WORK TO COMPLETE: Copy out the listing in full, exactly as written, but not its pictures.

MATERIAL FOR THE TASK:
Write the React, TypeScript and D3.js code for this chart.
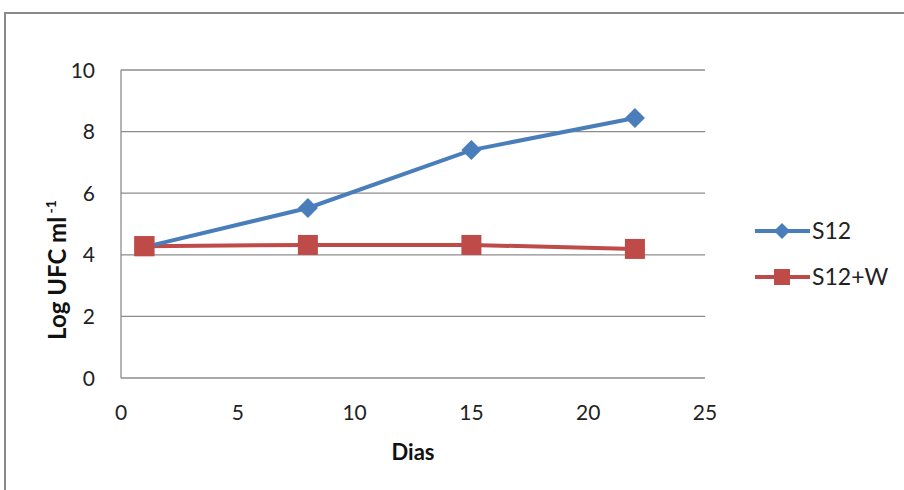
import React from "react";
import * as d3 from "d3";

const days = [1, 8, 15, 22];
const s12 = [4.25, 5.52, 7.4, 8.44];
const s12w = [4.28, 4.32, 4.32, 4.19];
const xTicks = [0, 5, 10, 15, 20, 25];
const yTicks = [0, 2, 4, 6, 8, 10];
const seriesNames = ["S12", "S12+W"];

const W = 904;
const H = 490;
const left = 121;
const right = 705;
const top = 70;
const bottom = 378;
const blue = "#4a7ebb";
const red = "#be4b48";
const font = "Lato, 'Open Sans', sans-serif";

export default function App() {
  const x = d3.scaleLinear().domain([0, 25]).range([left, right]);
  const y = d3.scaleLinear().domain([0, 10]).range([bottom, top]);
  const line = d3
    .line<[number, number]>()
    .x((d) => x(d[0]))
    .y((d) => y(d[1]));
  const blueData: [number, number][] = days.map((d, i) => [d, s12[i]]);
  const redData: [number, number][] = days.map((d, i) => [d, s12w[i]]);
  const diamond = (cx: number, cy: number, r: number) =>
    `M${cx},${cy - r}L${cx + r},${cy}L${cx},${cy + r}L${cx - r},${cy}Z`;

  return (
    <svg
      width={W}
      height={H}
      style={{ position: "absolute", left: 0, top: 0, background: "#fff" }}
      fontFamily={font}
    >
      <rect x={5} y={13} width={W + 10} height={H} fill="#fff" stroke="#8a8a8a" strokeWidth={2} />
      {yTicks.map((t) => (
        <g key={t}>
          <line x1={left} x2={right} y1={y(t)} y2={y(t)} stroke="#8c8c8c" strokeWidth={1.3} />
          <text x={left - 26} y={y(t)} dy="0.36em" textAnchor="end" fontSize={21} fill="#222">
            {t}
          </text>
        </g>
      ))}
      <line x1={left} x2={left} y1={top} y2={bottom} stroke="#8c8c8c" strokeWidth={1.3} />
      {xTicks.map((t) => (
        <text key={t} x={x(t)} y={420} textAnchor="middle" fontSize={21} fill="#222">
          {t}
        </text>
      ))}
      <text x={413} y={460} textAnchor="middle" fontSize={22} fontWeight="bold" fill="#111">
        Dias
      </text>
      <text
        transform="translate(66,270) rotate(-90)"
        textAnchor="middle"
        fontSize={24}
        fontWeight="bold"
        fill="#111"
      >
        Log UFC ml<tspan dy={-10} fontSize={14}> -1</tspan>
      </text>

      <path d={line(redData) ?? ""} fill="none" stroke={red} strokeWidth={4} />
      {redData.map((d, i) => (
        <rect key={i} x={x(d[0]) - 10} y={y(d[1]) - 10} width={20} height={20} fill={red} />
      ))}
      <path d={line(blueData) ?? ""} fill="none" stroke={blue} strokeWidth={4} />
      {blueData.map((d, i) =>
        i === 0 ? null : <path key={i} d={diamond(x(d[0]), y(d[1]), 10)} fill={blue} />
      )}
      <rect x={x(redData[0][0]) - 10} y={y(redData[0][1]) - 10} width={20} height={20} fill={red} />

      {/* legend */}
      <g>
        <line x1={755} x2={810} y1={231} y2={231} stroke={blue} strokeWidth={4} />
        <path d={diamond(782, 231, 8)} fill={blue} />
        <text x={812} y={231} dy="0.36em" fontSize={23} fill="#222">
          {seriesNames[0]}
        </text>
        <line x1={755} x2={810} y1={277} y2={277} stroke={red} strokeWidth={4} />
        <rect x={774} y={269} width={16} height={16} fill={red} />
        <text x={812} y={277} dy="0.36em" fontSize={23} fill="#222">
          {seriesNames[1]}
        </text>
      </g>
    </svg>
  );
}
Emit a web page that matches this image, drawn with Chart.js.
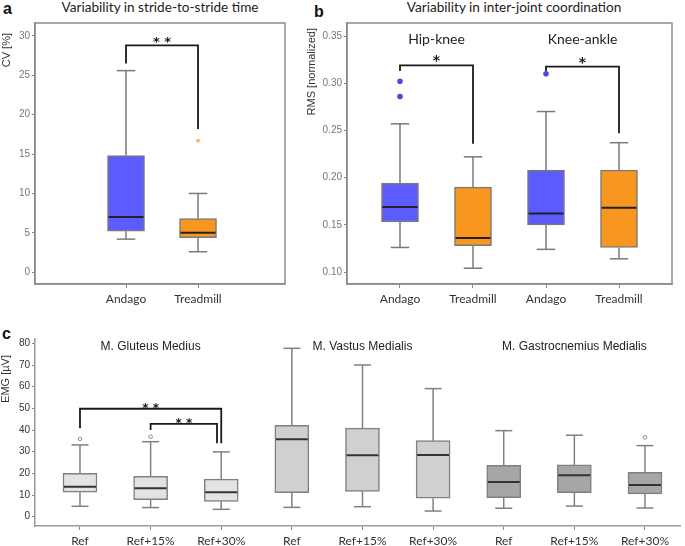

CORRECT RESULT:
Write the React, TypeScript and D3.js code for this chart.
import React from "react";
import * as d3 from "d3";

const days = [1, 8, 15, 22];
const s12 = [4.25, 5.52, 7.4, 8.44];
const s12w = [4.28, 4.32, 4.32, 4.19];
const xTicks = [0, 5, 10, 15, 20, 25];
const yTicks = [0, 2, 4, 6, 8, 10];
const seriesNames = ["S12", "S12+W"];

const W = 904;
const H = 490;
const left = 121;
const right = 705;
const top = 70;
const bottom = 378;
const blue = "#4a7ebb";
const red = "#be4b48";
const font = "Lato, 'Open Sans', sans-serif";

export default function App() {
  const x = d3.scaleLinear().domain([0, 25]).range([left, right]);
  const y = d3.scaleLinear().domain([0, 10]).range([bottom, top]);
  const line = d3
    .line<[number, number]>()
    .x((d) => x(d[0]))
    .y((d) => y(d[1]));
  const blueData: [number, number][] = days.map((d, i) => [d, s12[i]]);
  const redData: [number, number][] = days.map((d, i) => [d, s12w[i]]);
  const diamond = (cx: number, cy: number, r: number) =>
    `M${cx},${cy - r}L${cx + r},${cy}L${cx},${cy + r}L${cx - r},${cy}Z`;

  return (
    <svg
      width={W}
      height={H}
      style={{ position: "absolute", left: 0, top: 0, background: "#fff" }}
      fontFamily={font}
    >
      <rect x={5} y={13} width={W + 10} height={H} fill="#fff" stroke="#8a8a8a" strokeWidth={2} />
      {yTicks.map((t) => (
        <g key={t}>
          <line x1={left} x2={right} y1={y(t)} y2={y(t)} stroke="#8c8c8c" strokeWidth={1.3} />
          <text x={left - 26} y={y(t)} dy="0.36em" textAnchor="end" fontSize={21} fill="#222">
            {t}
          </text>
        </g>
      ))}
      <line x1={left} x2={left} y1={top} y2={bottom} stroke="#8c8c8c" strokeWidth={1.3} />
      {xTicks.map((t) => (
        <text key={t} x={x(t)} y={420} textAnchor="middle" fontSize={21} fill="#222">
          {t}
        </text>
      ))}
      <text x={413} y={460} textAnchor="middle" fontSize={22} fontWeight="bold" fill="#111">
        Dias
      </text>
      <text
        transform="translate(66,270) rotate(-90)"
        textAnchor="middle"
        fontSize={24}
        fontWeight="bold"
        fill="#111"
      >
        Log UFC ml<tspan dy={-10} fontSize={14}> -1</tspan>
      </text>

      <path d={line(redData) ?? ""} fill="none" stroke={red} strokeWidth={4} />
      {redData.map((d, i) => (
        <rect key={i} x={x(d[0]) - 10} y={y(d[1]) - 10} width={20} height={20} fill={red} />
      ))}
      <path d={line(blueData) ?? ""} fill="none" stroke={blue} strokeWidth={4} />
      {blueData.map((d, i) =>
        i === 0 ? null : <path key={i} d={diamond(x(d[0]), y(d[1]), 10)} fill={blue} />
      )}
      <rect x={x(redData[0][0]) - 10} y={y(redData[0][1]) - 10} width={20} height={20} fill={red} />

      {/* legend */}
      <g>
        <line x1={755} x2={810} y1={231} y2={231} stroke={blue} strokeWidth={4} />
        <path d={diamond(782, 231, 8)} fill={blue} />
        <text x={812} y={231} dy="0.36em" fontSize={23} fill="#222">
          {seriesNames[0]}
        </text>
        <line x1={755} x2={810} y1={277} y2={277} stroke={red} strokeWidth={4} />
        <rect x={774} y={269} width={16} height={16} fill={red} />
        <text x={812} y={277} dy="0.36em" fontSize={23} fill="#222">
          {seriesNames[1]}
        </text>
      </g>
    </svg>
  );
}
Emit a web page that matches this image, drawn with Chart.js.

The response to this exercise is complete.